**What the exercise asks:** Leaving out all pictures, copy exactly the lines from the one containing "Recreate this image" down to the one containing "conc = [0, 5, 10, 20, 40, 80]", both of them included.

**Data shown:**
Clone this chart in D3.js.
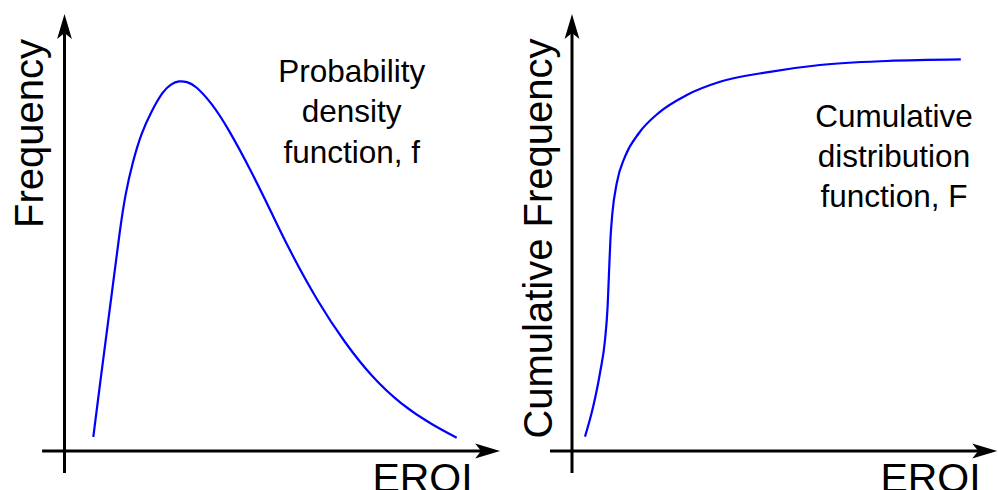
<!DOCTYPE html>
<html>
<head>
<meta charset="utf-8">
<script src="https://cdn.jsdelivr.net/npm/d3@7"></script>
<style>
  html, body { margin: 0; padding: 0; background: #fff; }
  svg { display: block; }
  text { font-family: "Liberation Sans", Arial, Helvetica, sans-serif; fill: #000; }
</style>
</head>
<body>
<svg id="chart" width="998" height="490"></svg>
<script>
// ---- Data (EROI in arbitrary units 0..100, frequency in arbitrary units 0..100) ----
const pdfEROI = [7.2, 8.875, 10.5, 12.125, 13.875, 15.25, 17.125, 19.125, 21.75, 24.625, 26.625, 28.625, 30.625, 32.625, 36.8, 40.875, 46.8, 51.8, 55.95, 63.45, 70.125, 76.8, 84.3, 91.8, 98.05];
const pdfFreq = [3.5, 16.75, 29.25, 41.625, 55.5, 64.5, 72.5, 79.25, 85.0, 90.0, 91.75, 92.575, 92.3, 91.5, 87.0, 80.75, 69.75, 59.5, 50.75, 37.0, 27.0, 18.5, 11.5, 6.625, 3.325];

const cdfEROI = [3.25, 5.3, 7.0, 8.25, 8.9, 9.25, 9.6, 10.1, 11.2, 13.25, 16.75, 21.75, 28.7, 37.0, 49.5, 62.0, 78.7, 97.2];
const cdfFreq = [3.6, 11.1, 19.5, 27.75, 36.1, 44.5, 52.75, 59.5, 67.0, 73.6, 79.5, 84.6, 89.0, 92.3, 94.8, 96.5, 97.5, 97.9];

// axis extents (in data units), with arrow at the max end
const leftXAxisExtent = [-5.6, 108.9];
const leftYAxisExtent = [-5.5, 109.25];
const rightXAxisExtent = [-5.5, 106.3];
const rightYAxisExtent = [-5.5, 109.25];

const labels = {
  leftY: "Frequency",
  rightY: "Cumulative Frequency",
  x: "EROI",
  leftNote: ["Probability", "density", "function, f"],
  rightNote: ["Cumulative", "distribution", "function, F"]
};

// ---- Layout ----
const svg = d3.select("#chart");
const W = 998, H = 490;
svg.append("rect").attr("width", W).attr("height", H).attr("fill", "#fff");

const panels = [
  {
    x: d3.scaleLinear().domain([0, 100]).range([64.5, 464.5]),
    y: d3.scaleLinear().domain([0, 100]).range([451, 51]),
    xs: pdfEROI, ys: pdfFreq, curve: d3.curveBasis,
    xExt: leftXAxisExtent, yExt: leftYAxisExtent,
    yLabel: labels.leftY, yLabelX: 43, yLabelY: 133.5,
    xLabelX: 422.5,
    note: labels.leftNote, noteX: 351.7, noteY: [81.7, 122.4, 163]
  },
  {
    x: d3.scaleLinear().domain([0, 100]).range([572, 972]),
    y: d3.scaleLinear().domain([0, 100]).range([451, 51]),
    xs: cdfEROI, ys: cdfFreq, curve: d3.curveMonotoneX,
    xExt: rightXAxisExtent, yExt: rightYAxisExtent,
    yLabel: labels.rightY, yLabelX: 551.5, yLabelY: 238.5,
    xLabelX: 930.5,
    note: labels.rightNote, noteX: 894, noteY: [126.7, 167, 206.7]
  }
];

const arrowLen = 25, arrowNotch = 19, arrowHalf = 7.4;

panels.forEach(p => {
  const g = svg.append("g");
  const x0 = p.x(0), y0 = p.y(0);

  // x axis
  const xa = p.x(p.xExt[0]), xb = p.x(p.xExt[1]);
  g.append("line")
    .attr("x1", xa).attr("y1", y0).attr("x2", xb - arrowNotch + 1).attr("y2", y0)
    .attr("stroke", "#000").attr("stroke-width", 3);
  g.append("path")
    .attr("d", `M${xb},${y0} L${xb - arrowLen},${y0 - arrowHalf} L${xb - arrowNotch},${y0} L${xb - arrowLen},${y0 + arrowHalf} Z`)
    .attr("fill", "#000");

  // y axis
  const ya = p.y(p.yExt[0]), yb = p.y(p.yExt[1]);
  g.append("line")
    .attr("x1", x0).attr("y1", ya).attr("x2", x0).attr("y2", yb + arrowNotch - 1)
    .attr("stroke", "#000").attr("stroke-width", 3);
  g.append("path")
    .attr("d", `M${x0},${yb} L${x0 - arrowHalf},${yb + arrowLen} L${x0},${yb + arrowNotch} L${x0 + arrowHalf},${yb + arrowLen} Z`)
    .attr("fill", "#000");

  // curve
  const pts = p.xs.map((v, i) => [v, p.ys[i]]);
  const line = d3.line()
    .x(d => p.x(d[0]))
    .y(d => p.y(d[1]))
    .curve(p.curve);
  g.append("path")
    .attr("d", line(pts))
    .attr("fill", "none")
    .attr("stroke", "#0000ff")
    .attr("stroke-width", 2.2);

  // y label
  g.append("text")
    .attr("transform", `translate(${p.yLabelX},${p.yLabelY}) rotate(-90)`)
    .attr("text-anchor", "middle")
    .attr("font-size", 40)
    .text(p.yLabel);

  // x label (cut by the bottom edge, as in the original figure)
  g.append("text")
    .attr("x", p.xLabelX).attr("y", 492)
    .attr("text-anchor", "middle")
    .attr("font-size", 41)
    .text(labels.x);

  // annotation
  p.note.forEach((t, i) => {
    g.append("text")
      .attr("x", p.noteX).attr("y", p.noteY[i])
      .attr("text-anchor", "middle")
      .attr("font-size", 31.5)
      .text(t);
  });
});
</script>
</body>
</html>
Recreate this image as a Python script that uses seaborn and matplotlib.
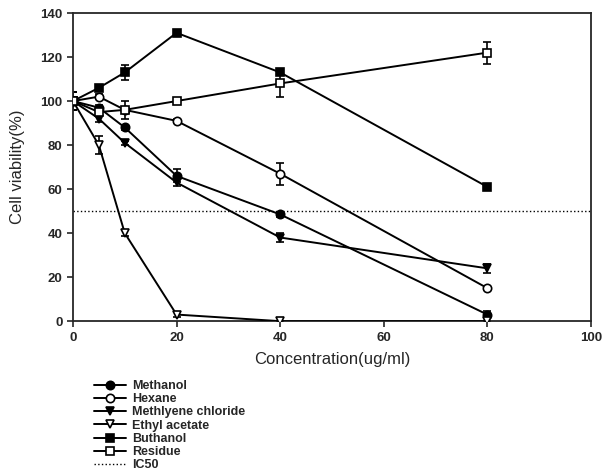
import numpy as np
import pandas as pd
import matplotlib
matplotlib.use("Agg")
import matplotlib.pyplot as plt
import seaborn as sns

# ---------- data ----------
conc = [0, 5, 10, 20, 40, 80]

methanol = [100, 97, 88, 66, 48.5, 3]
hexane = [100, 102, 96, 91, 67, 15]
methylene = [100, 92, 81, 63, 38, 24]
ethyl = [100, 80, 40, 3, 0, 0]
buthanol = [100, 106, 113, 131, 113, 61]
residue = [100, 95, 96, 100, 108, 122]

methanol_err = [4, 1, 1, 3, 1, 1.5]
hexane_err = [4, 1, 1, 1, 5, 1]
methylene_err = [4, 1.5, 1, 1.5, 2, 2]
ethyl_err = [4, 4, 1.5, 1, 0, 0]
buthanol_err = [4, 1, 3.5, 1.5, 1, 1.5]
residue_err = [4, 1, 4, 1, 6, 5]

names = ["Methanol", "Hexane", "Methlyene chloride", "Ethyl acetate", "Buthanol", "Residue"]
ic50 = 50

series = [methanol, hexane, methylene, ethyl, buthanol, residue]
errors = [methanol_err, hexane_err, methylene_err, ethyl_err, buthanol_err, residue_err]
styles = [("o", "black"), ("o", "white"), ("v", "black"), ("v", "white"), ("s", "black"), ("s", "white")]

sns.set_style("ticks")
plt.rcParams["font.family"] = ["Liberation Sans", "DejaVu Sans"]
plt.rcParams["font.weight"] = "bold"

fig = plt.figure(figsize=(6.03, 4.73), dpi=100)
ax = fig.add_axes([0.121, 0.321, 0.859, 0.6515])

handles = []
for name, vals, err, (mk, fc) in zip(names, series, errors, styles):
    df = pd.DataFrame({"conc": conc, "viab": vals})
    sns.lineplot(data=df, x="conc", y="viab", ax=ax, color="black", lw=1.4,
                 marker=mk, markersize=6, markerfacecolor=fc,
                 markeredgecolor="black", markeredgewidth=1.2, zorder=3)
    ax.errorbar(conc, vals, yerr=err, fmt="none", ecolor="black",
                elinewidth=1.2, capsize=3, capthick=1.2, zorder=2)
    h, = ax.plot([], [], color="black", lw=1.4, marker=mk, markersize=6,
                 markerfacecolor=fc, markeredgecolor="black", markeredgewidth=1.2)
    handles.append(h)

ic, = ax.plot([0, 100], [ic50, ic50], color="black", lw=1.0, ls=":")
handles.append(ic)

ax.set_xlim(0, 100)
ax.set_ylim(0, 140)
ax.set_xticks(range(0, 101, 20))
ax.set_yticks(range(0, 141, 20))
ax.tick_params(direction="out", length=4, width=1.2, labelsize=9.5)
for s in ax.spines.values():
    s.set_linewidth(1.3)
ax.set_xlabel("Concentration(ug/ml)", fontsize=12, fontweight="normal", labelpad=6)
ax.set_ylabel("Cell viability(%)", fontsize=12, fontweight="normal", labelpad=11)

fig.legend(handles, names + ["IC50"], loc="upper left",
           bbox_to_anchor=(0.145, 0.21), frameon=False, fontsize=9,
           handlelength=2.6, labelspacing=0.1, borderpad=0, handletextpad=0.5)

fig.savefig("out.png", dpi=100)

**Finished exercise:**
Recreate this image as a Python script that uses seaborn and matplotlib.
import numpy as np
import pandas as pd
import matplotlib
matplotlib.use("Agg")
import matplotlib.pyplot as plt
import seaborn as sns

# ---------- data ----------
conc = [0, 5, 10, 20, 40, 80]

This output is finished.